Of the 16 care trust demonstrator sites
announced by the government last year, only four are expected to go
live in April 2002.
Three of the sites – Manchester, Bradford, and
the joint Camden and Islington site – are all in the process of
submitting formal applications to create mental health care trusts
from April, based on existing mental health partnerships.
Meanwhile, the fourth, Northumberland, has
submitted a formal application proposing a care trust responsible
for providing or commissioning most health services and all adult
social services.
Northumberland care trust project team member
Lucy O’Leary said: “With the changes in the NHS organisations
coming in, clearly we were going to have to do something. We were
going to move from four primary care groups to four primary care
trusts. But we had been talking about a care trust for some time
and when the guidance started emerging in October then the time
scales became clear.”
However, the same NHS re-organisation – which
includes primary care groups moving towards primary care trust
status, replacing the 95 health authorities with 28 strategic
health authorities, and substituting NHS regional offices with
regional directors of health and social care – have caused other
demonstrator sites to put on the brakes.
In North Somerset, where a care trust covering
“a wide number of client groups” had been under consideration, the
primary care group and council have now decided to withdraw from
the process “for the time being”.
The council’s assistant director of adult
services, Graham Pearson, cited the lack of Department of Health
guidance and insufficient clarity over how the care trust would
work within a restructured NHS as reasons for the withdrawal.
Meanwhile, Birmingham, whose two potential
care trusts – one covering mental health and one covering learning
difficulties – had been included on the DoH’s list of demonstrator
sites, has insisted that no decision has been taken.

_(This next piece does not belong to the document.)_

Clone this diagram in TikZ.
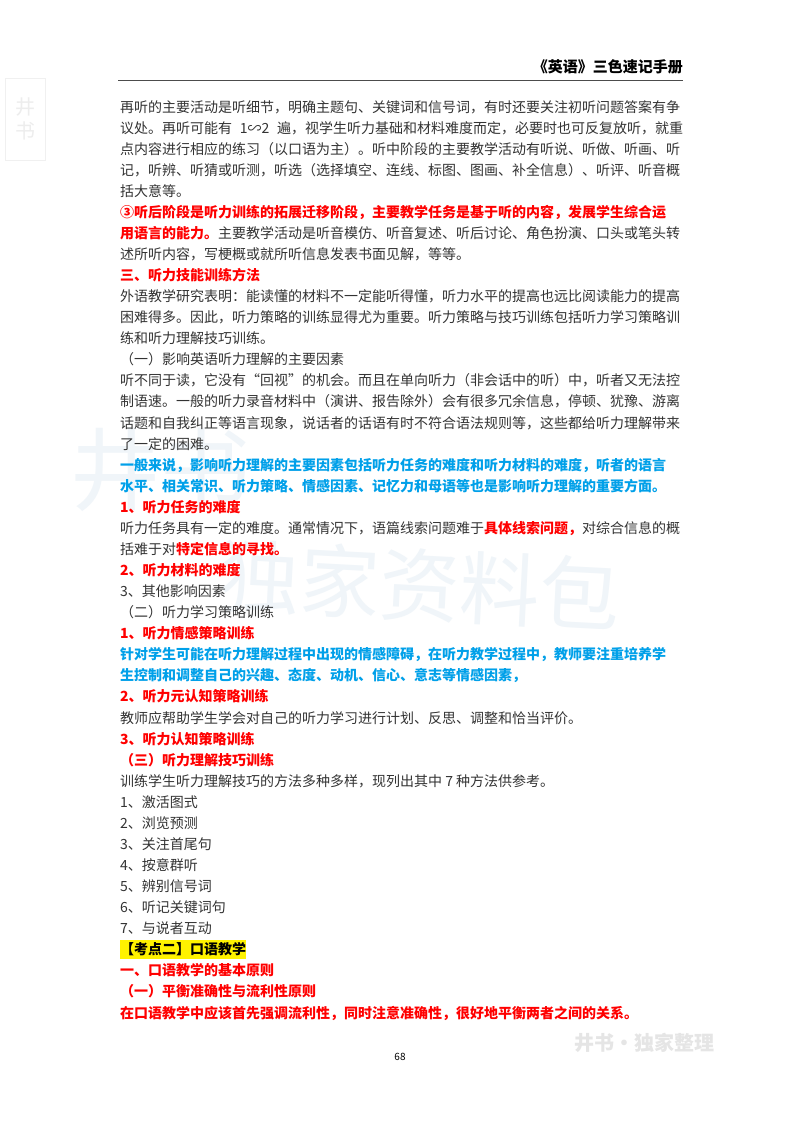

And Bexley Council, which was proposing a care
trust for older people’s services, also said no decision had been
made yet.
South West Hampshire partnership manager
Pauline Owen said the New Forest partnership was committed to
looking at a care trust model, but that if the improved outcomes
desired by service users could be achieved using Health Act 1999
flexibilities without the upheaval of introducing a care trust then
that road would be followed instead.